OK, first of all– let’s talk about Marcus Hayes being welcomed back to the vaunted Newhouse School of Communications, which has somehow convinced the world that learning how to talk on TV and write about sports requires you spend a premium to live in upstate New York for four years and embrace a snake in human form, Jim Boeheim. I wonder if the moderator will introduce Hayes as a sportswriter, or a tenured dolt with poop for a head who actively damages his dying publication with needlessly angry missives that massage his own ego? Whatever. Marcus is speaking in Syracuse tomorrow about what it’s like to work in a town like Philly, conveniently the day after his latest ostensible troll piece:
But.
I agree with him.
Full sentences:
At this stage of the Flyers’ rebuild they have to at least consider trading their captain. They don’t have to shop him, and they don’t have to kick him out of that door he opened, but they do have to listen if their phones ring.
…
Look, no one wants this to happen. Giroux has wonderful hands and great feet. He’s got eyes in the back of his head, and on both sides, too. When he’s 80 percent healthy he is a joy to watch; at 100 percent, he’s a genius.
Why waste genius?
Next season the Flyers will have five or six players with three years’ experience or less. Why watch Giroux’s skills erode while the kids learn how to play? He’s a magician on skates, but he isn’t doing anything but card tricks until the cavalry arrives, if it ever does. And, frankly, he’s never carried the team anywhere on his own. They haven’t won a playoff series since he became captain, which was five seasons and three coaches ago.
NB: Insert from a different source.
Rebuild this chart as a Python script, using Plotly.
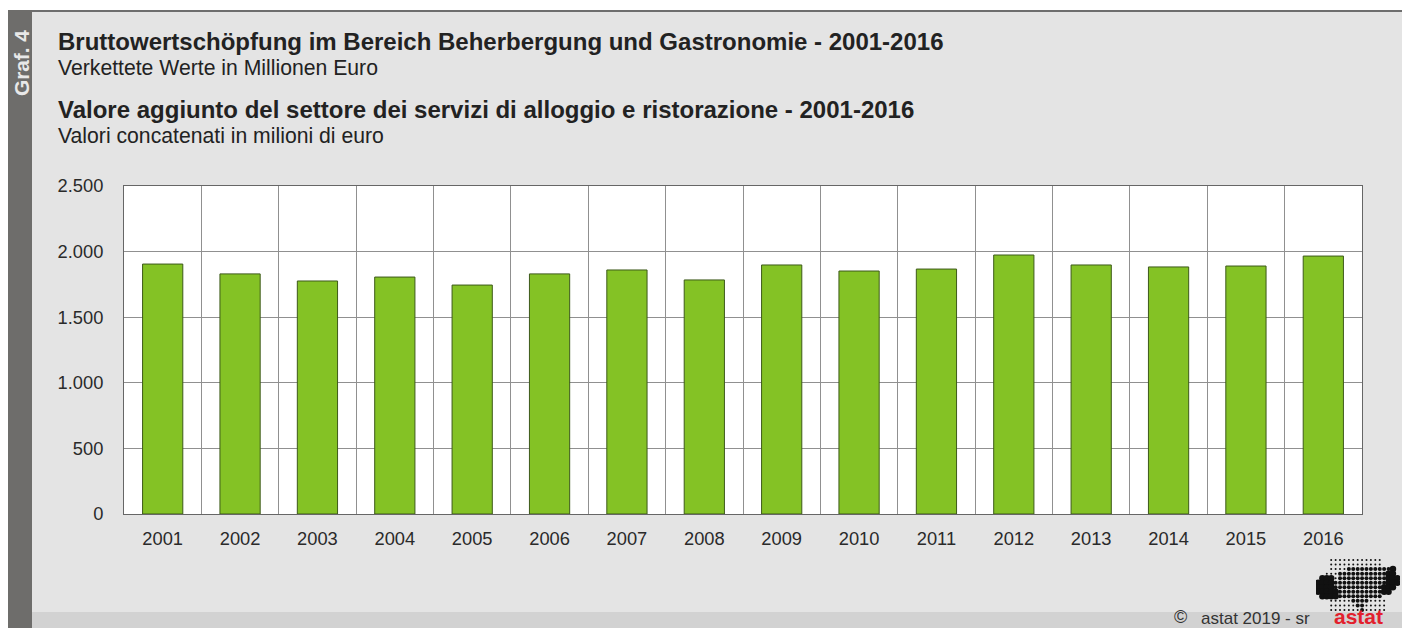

The organization has a ready-made replacement as captain in Wayne Simmonds, an ascending All-Star who will cost them less than $10 million, total, for the next twoseasons. Wouldn’t it be nice to have cap room ready when the Wayne Train pulls its boxcars up to the vault?
Few things:
The bottom line is: You can remove Giroux and Simmonds entirely from this discussion and just point out that the Flyers have two really good players – not great ones – that they count on to be their leaders. And until they get two full scoring lines, and figure out a sustainable goaltending situation, they aren’t going to contend for anything.